Y no solo eso. Nos negamos a una frontera militarizada. A que siga subiendo la cifra de los ahogados en el Mediterráneo. No consentimos que nuestro Estado, con el dinero de nuestros impuestos, con nuestra indiferencia o aquiescencia, apunte con sus armas a hombres, mujeres y niños desarmados que tan solo buscan una vida mejor. Como suele decirse en estos casos, no en nuestro nombre.

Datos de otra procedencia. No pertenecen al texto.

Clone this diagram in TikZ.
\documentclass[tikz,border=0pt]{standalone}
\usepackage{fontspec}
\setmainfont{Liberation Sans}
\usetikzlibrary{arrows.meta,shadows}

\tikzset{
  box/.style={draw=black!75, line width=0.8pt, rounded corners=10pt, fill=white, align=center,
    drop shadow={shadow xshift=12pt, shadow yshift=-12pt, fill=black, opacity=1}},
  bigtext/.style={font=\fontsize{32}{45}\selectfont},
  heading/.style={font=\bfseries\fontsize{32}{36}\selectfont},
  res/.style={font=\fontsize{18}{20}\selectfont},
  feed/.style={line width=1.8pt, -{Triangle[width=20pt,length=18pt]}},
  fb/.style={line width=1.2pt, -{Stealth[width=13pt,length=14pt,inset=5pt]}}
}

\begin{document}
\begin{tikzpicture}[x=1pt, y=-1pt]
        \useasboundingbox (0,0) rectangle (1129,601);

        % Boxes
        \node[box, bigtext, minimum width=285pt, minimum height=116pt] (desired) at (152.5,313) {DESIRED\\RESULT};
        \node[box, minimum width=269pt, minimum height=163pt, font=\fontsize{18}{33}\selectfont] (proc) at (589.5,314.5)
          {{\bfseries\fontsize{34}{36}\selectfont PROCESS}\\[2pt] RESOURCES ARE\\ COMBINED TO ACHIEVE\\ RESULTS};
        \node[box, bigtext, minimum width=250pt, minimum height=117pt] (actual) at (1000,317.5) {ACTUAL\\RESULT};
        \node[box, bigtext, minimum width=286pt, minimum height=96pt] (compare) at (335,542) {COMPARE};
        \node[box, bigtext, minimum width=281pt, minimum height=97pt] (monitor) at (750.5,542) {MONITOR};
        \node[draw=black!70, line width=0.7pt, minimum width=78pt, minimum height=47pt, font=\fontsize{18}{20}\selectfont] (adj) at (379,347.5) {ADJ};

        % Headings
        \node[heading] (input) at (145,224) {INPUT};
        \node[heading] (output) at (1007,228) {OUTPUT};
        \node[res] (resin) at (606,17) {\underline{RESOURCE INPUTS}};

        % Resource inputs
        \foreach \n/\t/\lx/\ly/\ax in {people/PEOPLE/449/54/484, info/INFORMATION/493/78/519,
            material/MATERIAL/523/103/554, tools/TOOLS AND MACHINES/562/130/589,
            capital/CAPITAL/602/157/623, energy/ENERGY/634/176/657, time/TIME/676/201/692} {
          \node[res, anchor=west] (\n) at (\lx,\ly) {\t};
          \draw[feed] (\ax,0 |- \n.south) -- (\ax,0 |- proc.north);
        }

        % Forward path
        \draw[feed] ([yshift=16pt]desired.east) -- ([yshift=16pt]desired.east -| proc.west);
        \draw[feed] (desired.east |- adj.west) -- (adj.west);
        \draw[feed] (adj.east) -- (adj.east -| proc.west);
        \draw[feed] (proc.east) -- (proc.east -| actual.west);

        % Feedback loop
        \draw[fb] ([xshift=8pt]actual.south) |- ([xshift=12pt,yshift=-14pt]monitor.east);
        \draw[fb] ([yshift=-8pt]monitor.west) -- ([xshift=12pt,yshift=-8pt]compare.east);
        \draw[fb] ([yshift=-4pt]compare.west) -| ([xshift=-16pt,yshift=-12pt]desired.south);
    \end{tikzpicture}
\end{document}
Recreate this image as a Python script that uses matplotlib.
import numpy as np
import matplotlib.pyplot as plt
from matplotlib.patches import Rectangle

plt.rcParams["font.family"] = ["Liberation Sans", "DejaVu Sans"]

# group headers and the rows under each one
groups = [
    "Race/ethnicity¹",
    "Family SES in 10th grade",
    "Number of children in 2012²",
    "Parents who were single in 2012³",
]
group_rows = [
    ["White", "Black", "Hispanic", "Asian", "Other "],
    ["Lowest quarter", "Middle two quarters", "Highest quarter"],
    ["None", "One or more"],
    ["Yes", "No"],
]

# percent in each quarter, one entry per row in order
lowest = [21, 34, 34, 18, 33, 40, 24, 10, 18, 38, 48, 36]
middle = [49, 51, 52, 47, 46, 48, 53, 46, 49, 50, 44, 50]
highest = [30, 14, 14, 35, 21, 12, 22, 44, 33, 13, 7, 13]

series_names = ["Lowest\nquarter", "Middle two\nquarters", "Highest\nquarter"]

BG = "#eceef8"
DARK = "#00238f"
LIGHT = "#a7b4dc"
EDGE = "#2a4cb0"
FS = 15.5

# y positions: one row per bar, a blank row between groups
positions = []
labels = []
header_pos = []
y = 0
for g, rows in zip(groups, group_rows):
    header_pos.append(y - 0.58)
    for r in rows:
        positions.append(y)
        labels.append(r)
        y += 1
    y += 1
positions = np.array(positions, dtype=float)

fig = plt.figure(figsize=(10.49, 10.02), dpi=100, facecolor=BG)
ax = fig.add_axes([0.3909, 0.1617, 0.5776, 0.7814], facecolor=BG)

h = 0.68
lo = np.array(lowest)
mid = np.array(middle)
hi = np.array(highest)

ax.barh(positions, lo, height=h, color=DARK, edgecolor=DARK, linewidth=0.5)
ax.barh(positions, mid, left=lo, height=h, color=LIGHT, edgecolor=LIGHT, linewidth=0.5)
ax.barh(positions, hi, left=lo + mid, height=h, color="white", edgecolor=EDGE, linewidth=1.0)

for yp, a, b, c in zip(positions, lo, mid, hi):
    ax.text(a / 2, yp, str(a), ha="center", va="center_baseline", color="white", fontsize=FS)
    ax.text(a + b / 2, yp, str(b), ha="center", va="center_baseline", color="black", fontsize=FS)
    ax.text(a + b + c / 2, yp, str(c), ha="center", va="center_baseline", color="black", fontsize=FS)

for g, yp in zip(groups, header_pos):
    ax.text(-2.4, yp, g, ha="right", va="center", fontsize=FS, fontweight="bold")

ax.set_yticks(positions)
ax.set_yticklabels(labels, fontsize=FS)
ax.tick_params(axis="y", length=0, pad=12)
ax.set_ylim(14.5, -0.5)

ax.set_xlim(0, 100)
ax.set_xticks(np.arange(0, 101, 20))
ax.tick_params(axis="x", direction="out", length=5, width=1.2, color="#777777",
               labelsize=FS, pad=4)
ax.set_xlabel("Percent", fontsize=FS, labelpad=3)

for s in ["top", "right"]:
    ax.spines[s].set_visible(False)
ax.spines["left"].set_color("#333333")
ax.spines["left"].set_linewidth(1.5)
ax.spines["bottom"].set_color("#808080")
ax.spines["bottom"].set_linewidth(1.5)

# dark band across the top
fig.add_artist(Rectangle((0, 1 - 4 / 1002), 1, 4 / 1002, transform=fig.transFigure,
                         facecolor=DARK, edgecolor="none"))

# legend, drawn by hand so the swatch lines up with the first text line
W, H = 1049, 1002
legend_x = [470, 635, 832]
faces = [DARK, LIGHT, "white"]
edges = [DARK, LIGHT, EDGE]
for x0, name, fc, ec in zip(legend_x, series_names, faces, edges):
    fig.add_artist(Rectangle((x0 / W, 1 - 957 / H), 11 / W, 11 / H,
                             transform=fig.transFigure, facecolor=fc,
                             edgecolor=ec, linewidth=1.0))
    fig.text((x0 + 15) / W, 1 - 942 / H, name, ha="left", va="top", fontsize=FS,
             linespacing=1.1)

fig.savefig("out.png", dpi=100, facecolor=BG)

Somos realistas. Por eso sabemos que en este globo que gira sobre sí mismo lanzado a miles de kilómetros por hora vamos todos juntos. No es digno, pero tampoco es ya posible a día de hoy, construir el crecimiento a costa del resto. Estamos poniendo fecha de caducidad al planeta, o al menos a nuestra supervivencia en él, con las políticas económicas tan racionales y sensatas que seguimos. En realidad los idealistas peligrosos son quienes creen que se podrá revivir el sueño de la isla europea emplazada como fortaleza en un mar de miseria. En realidad lo más responsable a día de hoy es acoger a los perseguidos, construir de otra manera la economía común y saber que en ello nos va nuestro propio futuro y el de nuestros hijos. Este debe ser el reto que debemos lanzar a nivel europeo. Las migraciones, la libertad de movimiento, existen desde que el ser humano está sobre la Tierra. Sus «concertinas» no las van a parar. Momentos clave de la historia han presenciado grandes migraciones, y aquellos que han sabido dar la acogida como respuesta se han enriquecido y fortalecido con ello.
Demos una lección a Fernández Díaz. En nuestra cotidianidad, en las acciones políticas que emprendamos, en la presión social que generemos contra una deriva abiertamente criminal que, como hace 75 años, busca cómplices entre nosotros. Digamos tan alto y claro como podamos: no, señor ministro.